Hachette Livre a annoncé, jeudi 24 mars, le départ de Sophie de Closets. Elle quitte la présidence des éditions Fayard, « désireuse », officiellement, « d’aborder une nouvelle phase de sa carrière ». Depuis que le projet d’offre publique d’achat (OPA) de Vivendi sur Lagardère a été déposé auprès de l’Autorité des marchés financiers (AMF), le 21 février, c’est la première éditrice d’une importante maison d’Hachette qui tire sa révérence. Un départ qui sous-entend à quel point elle n’a guère envie de continuer de travailler sous le règne d’un groupe détenu par Vincent Bolloré. D’autres pourraient la suivre.
Nommée PDG des éditions Fayard en janvier 2014, Sophie de Closets a réalisé avec succès plusieurs coups marquants. Comme l’édition critique française de Mein Kampf en 2021. Ce livre programme d’Adolf Hitler a été présenté comme un moyen d’« historiciser le mal » et accompagné d’une très solide critique scientifique. A l’affût, la fille du journaliste François de Closets a publié la jeune poétesse californienne Amanda Gorman, qui avait volé la vedette à Joe Biden lors de la cérémonie d’investiture du président des Etats-Unis.
Querelles capitalistiques
La patronne de Fayard, normalienne et agrégée d’histoire, s’est illustrée en devenant l’heureuse éditrice des Mémoires de Barack Obama. Avec Arnaud Nourry, alors PDG d’Hachette Livre, elle avait décroché à New York les droits français de ce titre auprès de Penguin Random House. En réussissant à convaincre l’ancien président qu’elle saurait y faire. Les ventes d’Une terre promise ont explosé dès leur mise en vente, en novembre 2020. Deux ans exactement après le succès de Devenir, le témoignage de l’ex-première dame, Michelle Obama, que Fayard avait écoulé à plus d’un demi-million d’exemplaires dans les pays francophones.

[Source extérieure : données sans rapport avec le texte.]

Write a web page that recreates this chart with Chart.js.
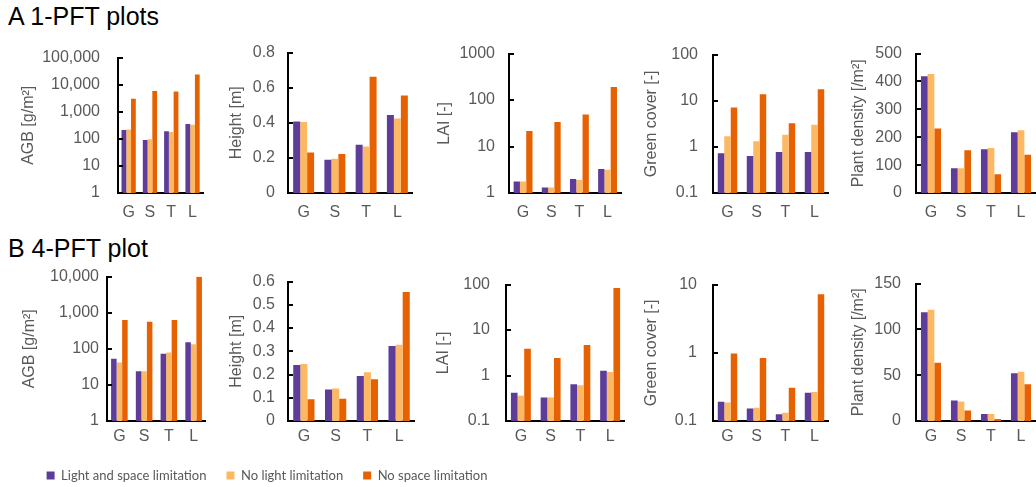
<!DOCTYPE html>
<html>
<head>
<meta charset="utf-8">
<script src="https://cdn.jsdelivr.net/npm/chart.js@4.4.1/dist/chart.umd.min.js"></script>
<style>
  body { margin: 0; background: #fff; }
  #wrap { position: relative; width: 1036px; height: 487px; overflow: hidden; background: #fff; }
  canvas { position: absolute; }
  .rowTitle { position: absolute; left: 8px; font: 25px/25px "Liberation Sans", Arial, sans-serif; color: #000; white-space: nowrap; }
</style>
</head>
<body>
<div id="wrap">
  <div class="rowTitle" style="top:4px">A 1-PFT plots</div>
  <div class="rowTitle" style="top:236px">B 4-PFT plot</div>
</div>
<script>
// categories and series
var categories = ['G', 'S', 'T', 'L'];
var seriesNames = ['Light and space limitation', 'No light limitation', 'No space limitation'];
var seriesColors = ['#5e3c99', '#fdb863', '#e66101'];

// A 1-PFT plots
var agbA_lim = [213, 90, 192, 351];
var agbA_noLight = [220, 97, 178, 333];
var agbA_noSpace = [3000, 5900, 5600, 23700];
var agbA_ticks = ['1', '10', '100', '1,000', '10,000', '100,000'];

var heightA_lim = [0.407, 0.189, 0.275, 0.444];
var heightA_noLight = [0.404, 0.195, 0.265, 0.424];
var heightA_noSpace = [0.231, 0.222, 0.662, 0.556];
var heightA_ticks = ['0', '0.2', '0.4', '0.6', '0.8'];

var laiA_lim = [1.76, 1.31, 2.0, 3.3];
var laiA_noLight = [1.76, 1.31, 1.9, 3.15];
var laiA_noSpace = [21.7, 33.6, 49, 192];
var laiA_ticks = ['1', '10', '100', '1000'];

var coverA_lim = [0.73, 0.63, 0.77, 0.77];
var coverA_noLight = [1.69, 1.33, 1.83, 3.01];
var coverA_noSpace = [7.15, 13.8, 3.26, 17.8];
var coverA_ticks = ['0.1', '1', '10', '100'];

var densityA_lim = [419, 89, 157, 218];
var densityA_noLight = [427, 89, 161, 225];
var densityA_noSpace = [231, 153, 67, 137];
var densityA_ticks = ['0', '100', '200', '300', '400', '500'];

// B 4-PFT plot
var agbB_lim = [53, 24, 73, 152];
var agbB_noLight = [42, 24, 79, 134];
var agbB_noSpace = [628, 565, 628, 9900];
var agbB_ticks = ['1', '10', '100', '1,000', '10,000'];

var heightB_lim = [0.241, 0.136, 0.194, 0.323];
var heightB_noLight = [0.245, 0.14, 0.21, 0.328];
var heightB_noSpace = [0.094, 0.096, 0.18, 0.555];
var heightB_ticks = ['0', '0.1', '0.2', '0.3', '0.4', '0.5', '0.6'];

var laiB_lim = [0.42, 0.33, 0.64, 1.28];
var laiB_noLight = [0.36, 0.33, 0.61, 1.19];
var laiB_noSpace = [3.89, 2.42, 4.7, 84];
var laiB_ticks = ['0.1', '1', '10', '100'];

var coverB_lim = [0.192, 0.152, 0.126, 0.259];
var coverB_noLight = [0.187, 0.157, 0.132, 0.267];
var coverB_noSpace = [0.98, 0.836, 0.306, 7.2];
var coverB_ticks = ['0.1', '1', '10'];

var densityB_lim = [118.7, 22.4, 7.6, 52];
var densityB_noLight = [121.4, 21.3, 7.6, 53.7];
var densityB_noSpace = [63.6, 11.4, 2.1, 40.2];
var densityB_ticks = ['0', '50', '100', '150'];

// layout of the two rows and ten panels
var rows = [
    { plotTop: 46, plotBottom: 193, labelPad: 10 },
    { plotTop: 275, plotBottom: 421, labelPad: 6 }
];

var panels = [
    { row: 0, title: 'AGB [g/m²]', log: true, ticks: agbA_ticks, values: [agbA_lim, agbA_noLight, agbA_noSpace], left: 19, axisX: 118, right: 207, tickPad: 18 },
    { row: 0, title: 'Height [m]', log: false, ticks: heightA_ticks, values: [heightA_lim, heightA_noLight, heightA_noSpace], left: 227, axisX: 288, right: 413, tickPad: 13 },
    { row: 0, title: 'LAI [-]', log: true, ticks: laiA_ticks, values: [laiA_lim, laiA_noLight, laiA_noSpace], left: 435, axisX: 509, right: 622, tickPad: 14 },
    { row: 0, title: 'Green cover [-]', log: true, ticks: coverA_ticks, values: [coverA_lim, coverA_noLight, coverA_noSpace], left: 642, axisX: 713, right: 829, tickPad: 15 },
    { row: 0, title: 'Plant density [/m²]', log: false, ticks: densityA_ticks, values: [densityA_lim, densityA_noLight, densityA_noSpace], left: 849, axisX: 916, right: 1036, tickPad: 14 },
    { row: 1, title: 'AGB [g/m²]', log: true, ticks: agbB_ticks, values: [agbB_lim, agbB_noLight, agbB_noSpace], left: 20, axisX: 107, right: 206, tickPad: 8 },
    { row: 1, title: 'Height [m]', log: false, ticks: heightB_ticks, values: [heightB_lim, heightB_noLight, heightB_noSpace], left: 227, axisX: 288, right: 415, tickPad: 13 },
    { row: 1, title: 'LAI [-]', log: true, ticks: laiB_ticks, values: [laiB_lim, laiB_noLight, laiB_noSpace], left: 434, axisX: 506, right: 625, tickPad: 16 },
    { row: 1, title: 'Green cover [-]', log: true, ticks: coverB_ticks, values: [coverB_lim, coverB_noLight, coverB_noSpace], left: 642, axisX: 713, right: 829, tickPad: 16 },
    { row: 1, title: 'Plant density [/m²]', log: false, ticks: densityB_ticks, values: [densityB_lim, densityB_noLight, densityB_noSpace], left: 849, axisX: 916, right: 1036, tickPad: 15 }
];

var axisFont = { family: '"Liberation Sans", Arial, sans-serif', size: 16 };
var grey = '#595959';
var wrap = document.getElementById('wrap');

// small ticks on the inner side of the y axis
var innerTicks = {
    id: 'innerTicks',
    afterDraw: function(chart) {
        var y = chart.scales.y;
        var ctx = chart.ctx;
        var left = chart.chartArea.left;
        ctx.save();
        ctx.strokeStyle = '#000';
        ctx.lineWidth = 2;
        y.ticks.forEach(function(t) {
            var py = Math.round(y.getPixelForValue(t.value));
            ctx.beginPath();
            ctx.moveTo(left, py);
            ctx.lineTo(left + 5, py);
            ctx.stroke();
        });
        ctx.restore();
    }
};

panels.forEach(function(p) {
    var row = rows[p.row];
    var padTop = 16, xAxisH = 34;
    var cv = document.createElement('canvas');
    cv.width = p.right - p.left;
    cv.height = row.plotBottom - row.plotTop + padTop + xAxisH;
    cv.style.left = p.left + 'px';
    cv.style.top = (row.plotTop - padTop) + 'px';
    wrap.appendChild(cv);

    var tickValues = p.ticks.map(function(t) { return parseFloat(t.replace(/,/g, '')); });

    new Chart(cv.getContext('2d'), {
        type: 'bar',
        data: {
            labels: categories,
            datasets: seriesNames.map(function(name, k) {
                return {
                    label: name,
                    data: p.values[k],
                    backgroundColor: seriesColors[k],
                    categoryPercentage: 0.67,
                    barPercentage: 1
                };
            })
        },
        options: {
            responsive: false,
            animation: false,
            layout: { autoPadding: false, padding: { top: padTop, left: 0, right: 0, bottom: 0 } },
            plugins: { legend: { display: false }, tooltip: { enabled: false } },
            scales: {
                x: {
                    grid: { display: false, drawTicks: false },
                    border: { display: true, color: '#000', width: 2 },
                    ticks: { font: axisFont, color: grey, padding: row.labelPad },
                    afterFit: function(a) { a.height = xAxisH; }
                },
                y: {
                    type: p.log ? 'logarithmic' : 'linear',
                    min: tickValues[0],
                    max: tickValues[tickValues.length - 1],
                    grid: { display: false, drawTicks: false },
                    border: { display: true, color: '#000', width: 2 },
                    ticks: {
                        font: axisFont,
                        color: grey,
                        padding: p.tickPad,
                        autoSkip: false,
                        callback: function(v, idx) { return p.ticks[idx]; }
                    },
                    afterBuildTicks: function(a) {
                        a.ticks = tickValues.map(function(v) { return { value: v }; });
                    },
                    title: { display: true, text: p.title, font: axisFont, color: grey, padding: 0 },
                    afterFit: function(a) { a.width = p.axisX - p.left; }
                }
            }
        },
        plugins: [innerTicks]
    });
});

// shared legend at the bottom
var legCv = document.createElement('canvas');
legCv.width = 640;
legCv.height = 100;
legCv.style.left = '-53px';
legCv.style.top = '449px';
wrap.appendChild(legCv);

new Chart(legCv.getContext('2d'), {
    type: 'bar',
    data: {
        labels: ['x'],
        datasets: seriesNames.map(function(name, k) {
            return { label: name, data: [0], backgroundColor: seriesColors[k] };
        })
    },
    options: {
        responsive: false,
        animation: false,
        layout: { padding: 0 },
        scales: { x: { display: false }, y: { display: false } },
        plugins: {
            tooltip: { enabled: false },
            legend: {
                display: true,
                position: 'top',
                labels: {
                    boxWidth: 8,
                    boxHeight: 8,
                    padding: 20,
                    color: grey,
                    font: { family: 'Lato', size: 13 }
                }
            }
        }
    }
});
</script>
</body>
</html>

Chez Fayard, Sophie de Closets a aussi édité des personnalités politiques marquées très à droite comme Philippe de Villiers. Ce dernier a fait entrer son frère, Pierre, ancien chef d’état-major des armées, dans la liste des auteurs de la maison. Dans une enquête publiée mercredi, Le Monde relatait comment Nicolas Sarkozy, ami d’Arnaud Lagardère, et administrateur du groupe Lagardère, affirmait « s’occuper » du sort de l’éditrice après la publication de livres qui lui avaient déplu. Depuis plus de deux ans, les querelles capitalistiques au sein de la maison mère d’Hachette pèsent sur les salariés.
Sophie de Closets reconnaît : « J’ai passé dix-huit merveilleuses années » chez Hachette, « où j’ai appris le métier d’éditeur et (…) pu l’exercer dans des conditions exceptionnelles. » Elle a remercié les salariés et les auteurs « dont la confiance nous oblige ». L’hypothèse de son arrivée n’est pas confirmée chez Flammarion. La maison (dans la galaxie de Gallimard) qui justement a accueilli Betty Mialet et Bernard Barrault lorsqu’ils ont quitté la direction de Julliard (Editis), fin 2019, en emportant avec eux leurs principaux auteurs.